Veterans whose lives were changed by conflict tell us what the Poppy Appeal means to them

As the nation prepares to pay tribute to the fallen on Remembrance Sunday, we've been speaking to veterans about what the annual Poppy Appeal means to them.

The three army veterans all lost an upper or lower limb during service to the country. And all of them have had their own painful personal journey to leading a happy and healthy life.

Martin Burns

Martin Burns, 63, from Hornby near Lancaster served with the Parachute Regiment until a disastrous accident which resulted in his left arm being amputated.

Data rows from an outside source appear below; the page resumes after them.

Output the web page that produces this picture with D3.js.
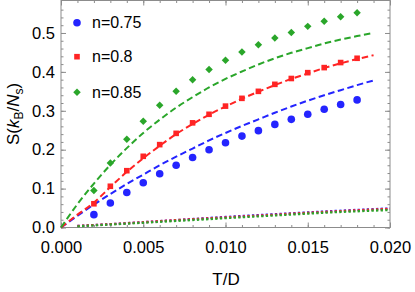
<!DOCTYPE html>
<html><head><meta charset="utf-8">
<script src="https://cdn.jsdelivr.net/npm/d3@7"></script>
<style>body{margin:0;background:#fff}text{font-family:"Liberation Sans",Arial,sans-serif}</style>
</head><body><svg id="c" width="415" height="292"></svg>
<script>
// ---- data ----
const seriesNames = ["n=0.75", "n=0.8", "n=0.85"];
const pointT = [0.002,0.003,0.004,0.005,0.006,0.007,0.008,0.009,0.010,0.011,0.012,0.013,0.014,0.015,0.016,0.017,0.018];
const blueDots  = [0.033,0.063,0.090,0.115,0.138,0.160,0.180,0.200,0.218,0.235,0.249,0.265,0.278,0.291,0.304,0.316,0.328];
const redDots   = [0.061,0.106,0.146,0.183,0.213,0.242,0.269,0.291,0.312,0.332,0.350,0.368,0.383,0.398,0.411,0.424,0.435];
const greenDots = [0.095,0.166,0.227,0.273,0.314,0.350,0.380,0.406,0.430,0.451,0.470,0.487,0.501,0.517,0.530,0.542,0.552];

const curveT = [0,0.001,0.002,0.003,0.004,0.005,0.006,0.007,0.008,0.009,0.010,0.011,0.012,0.013,0.014,0.015,0.016,0.017,0.018,0.019];
const blueDash  = [0,0.030,0.059,0.086,0.112,0.136,0.160,0.182,0.203,0.224,0.243,0.261,0.278,0.295,0.311,0.326,0.340,0.353,0.366,0.378];
const redDash   = [0,0.033,0.064,0.104,0.143,0.178,0.210,0.240,0.266,0.290,0.311,0.331,0.349,0.366,0.382,0.396,0.410,0.422,0.433,0.443];
const greenDash = [0,0.060,0.113,0.161,0.204,0.243,0.277,0.308,0.335,0.360,0.382,0.401,0.419,0.435,0.449,0.461,0.473,0.483,0.492,0.500];

const lowT = [0.001,0.004,0.007,0.010,0.013,0.016,0.020];
const blueLow  = [0.004,0.011,0.019,0.027,0.034,0.041,0.049];
const redLow   = [0.004,0.011,0.019,0.026,0.033,0.040,0.048];
const greenLow = [0.003,0.010,0.017,0.024,0.031,0.038,0.045];

const xTicks = [0,0.005,0.010,0.015,0.020];
const xTickLabels = ["0.000","0.005","0.010","0.015","0.020"];
const yTicks = [0,0.1,0.2,0.3,0.4,0.5];
const yTickLabels = ["0.0","0.1","0.2","0.3","0.4","0.5"];
const colors = ["#2424ff","#ff2424","#2aa62a"];

// ---- layout ----
const L = 61, R = 390, T0 = 0.5, B = 227.5;
const svg = d3.select("#c");
const x = d3.scaleLinear().domain([0,0.02]).range([L,R]);
const y = d3.scaleLinear().domain([0,0.5835]).range([B,T0]);

const frameCol = "#8c8c8c";
const xMinor = d3.range(0,0.02001,0.001);
const yMinor = d3.range(0,0.58,0.02);

function axisStyle(g){ g.select(".domain").attr("stroke",frameCol); g.selectAll(".tick line").attr("stroke",frameCol); }

// bottom
svg.append("g").attr("transform",`translate(0,${B})`)
  .call(d3.axisBottom(x).tickValues(xMinor).tickSize(-2.5).tickFormat("").tickSizeOuter(0)).call(axisStyle);
svg.append("g").attr("transform",`translate(0,${B})`)
  .call(d3.axisBottom(x).tickValues(xTicks).tickSize(-5).tickSizeOuter(0).tickPadding(14)
    .tickFormat((d,i)=>xTickLabels[i])).call(axisStyle)
  .call(g=>g.selectAll("text").attr("font-size",16.5).attr("fill","#000"));
// top
svg.append("g").attr("transform",`translate(0,${T0})`)
  .call(d3.axisTop(x).tickValues(xMinor).tickSize(-2.5).tickFormat("").tickSizeOuter(0)).call(axisStyle);
svg.append("g").attr("transform",`translate(0,${T0})`)
  .call(d3.axisTop(x).tickValues(xTicks).tickSize(-5).tickFormat("").tickSizeOuter(0)).call(axisStyle);
// left
svg.append("g").attr("transform",`translate(${L},0)`)
  .call(d3.axisLeft(y).tickValues(yMinor).tickSize(-2.5).tickFormat("").tickSizeOuter(0)).call(axisStyle);
svg.append("g").attr("transform",`translate(${L},0)`)
  .call(d3.axisLeft(y).tickValues(yTicks).tickSize(-5).tickSizeOuter(0).tickPadding(6)
    .tickFormat((d,i)=>yTickLabels[i])).call(axisStyle)
  .call(g=>g.selectAll("text").attr("font-size",16.5).attr("fill","#000"));
// right
svg.append("g").attr("transform",`translate(${R},0)`)
  .call(d3.axisRight(y).tickValues(yMinor).tickSize(-2.5).tickFormat("").tickSizeOuter(0)).call(axisStyle);
svg.append("g").attr("transform",`translate(${R},0)`)
  .call(d3.axisRight(y).tickValues(yTicks).tickSize(-5).tickFormat("").tickSizeOuter(0)).call(axisStyle);
svg.selectAll(".domain").remove();
svg.append("rect").attr("x",L).attr("y",T0).attr("width",R-L).attr("height",B-T0)
  .attr("fill","none").attr("stroke",frameCol).attr("stroke-width",1);

const plot = svg.append("g");
const line = d3.line().x(d=>x(d[0])).y(d=>y(d[1])).curve(d3.curveMonotoneX);

// dotted low lines
[blueLow, redLow, greenLow].forEach((vals,i)=>{
  plot.append("path").datum(lowT.map((t,j)=>[t,vals[j]])).attr("d",line)
    .attr("fill","none").attr("stroke",colors[i]).attr("stroke-width",2.3).attr("stroke-dasharray","2.3,2.3");
});
// dashed curves
[blueDash, redDash, greenDash].forEach((vals,i)=>{
  plot.append("path").datum(curveT.map((t,j)=>[t,vals[j]])).attr("d",line)
    .attr("fill","none").attr("stroke",colors[i]).attr("stroke-width",2).attr("stroke-dasharray","6.5,3.5");
});
// markers
plot.selectAll(".bd").data(pointT.map((t,j)=>[t,blueDots[j]])).join("circle")
  .attr("cx",d=>x(d[0])).attr("cy",d=>y(d[1])).attr("r",3.8).attr("fill",colors[0]);
plot.selectAll(".rd").data(pointT.map((t,j)=>[t,redDots[j]])).join("rect")
  .attr("x",d=>x(d[0])-2.8).attr("y",d=>y(d[1])-2.8).attr("width",5.6).attr("height",5.6).attr("fill",colors[1]);
plot.selectAll(".gd").data(pointT.map((t,j)=>[t,greenDots[j]])).join("path")
  .attr("transform",d=>`translate(${x(d[0])},${y(d[1])}) rotate(45)`).attr("d",d3.symbol().type(d3.symbolSquare).size(28)).attr("fill",colors[2]);

// legend
const leg = svg.append("g");
const legY = [22.7,56.7,92.3];
leg.append("circle").attr("cx",77).attr("cy",legY[0]).attr("r",3.8).attr("fill",colors[0]);
leg.append("rect").attr("x",77-2.8).attr("y",legY[1]-2.8).attr("width",5.6).attr("height",5.6).attr("fill",colors[1]);
leg.append("path").attr("transform",`translate(77,${legY[2]}) rotate(45)`).attr("d",d3.symbol().type(d3.symbolSquare).size(28)).attr("fill",colors[2]);
seriesNames.forEach((s,i)=>{
  leg.append("text").attr("x",92).attr("y",legY[i]).attr("dy","0.35em").attr("font-size",16).text(s);
});

// axis labels
svg.append("text").attr("x",226).attr("y",285).attr("text-anchor","middle").attr("font-size",17).text("T/D");
const yl = svg.append("text").attr("transform","translate(19,114) rotate(-90)").attr("text-anchor","middle").attr("font-size",17);
yl.append("tspan").text("S(");
yl.append("tspan").attr("font-style","italic").text("k");
yl.append("tspan").attr("font-size",12).attr("dy",4).text("B");
yl.append("tspan").attr("dy",-4).text("/");
yl.append("tspan").attr("font-style","italic").text("N");
yl.append("tspan").attr("font-size",12).attr("dy",4).text("s");
yl.append("tspan").attr("dy",-4).text(")");
</script></body></html>
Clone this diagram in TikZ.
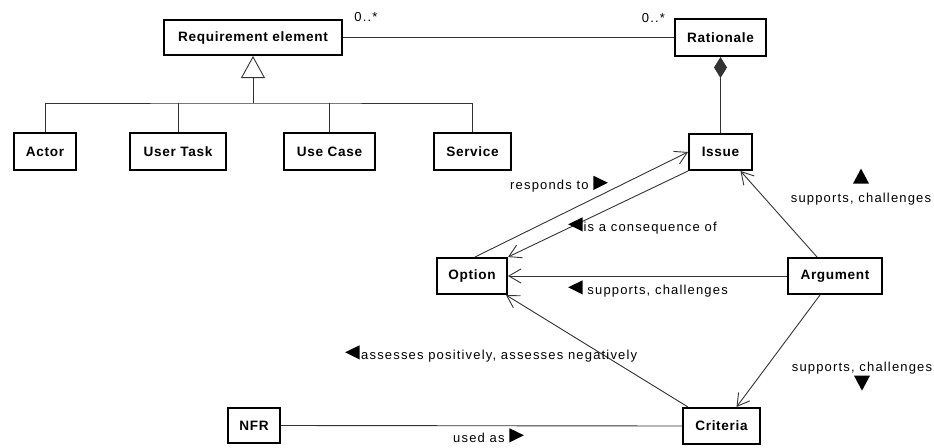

Martin’s lifeline has been the Specialist Mobility Rehabilitation Centre at Preston’s Sharoe Green Hospital.

Here he meets other veterans, and can reflect on this year’s Remembrance Day.

Bob Thornthwaite

Like Martin, 73 year old Bob Thornthwaite from Chorley served with the Parachute Regiment and lost his left leg during a parachute jump.

The veteran feels there’s a danger that the younger generation is losing site of the Poppy Appeal and Remembrance Day.

Craig Blakesley

It’s clear not everyone is injured during the heat of battle or carrying out acts of bravery, but joining the services always comes with risks.

Fifty-year-old Craig Blakesley from Atherton lost his right leg after an training accident on Salisbury Plain.

It's an injury which still plagues him.

Lockdown hasn’t helped either. Like the other vets at the Rehab Centre, Craig still feels passionately about wearing a poppy.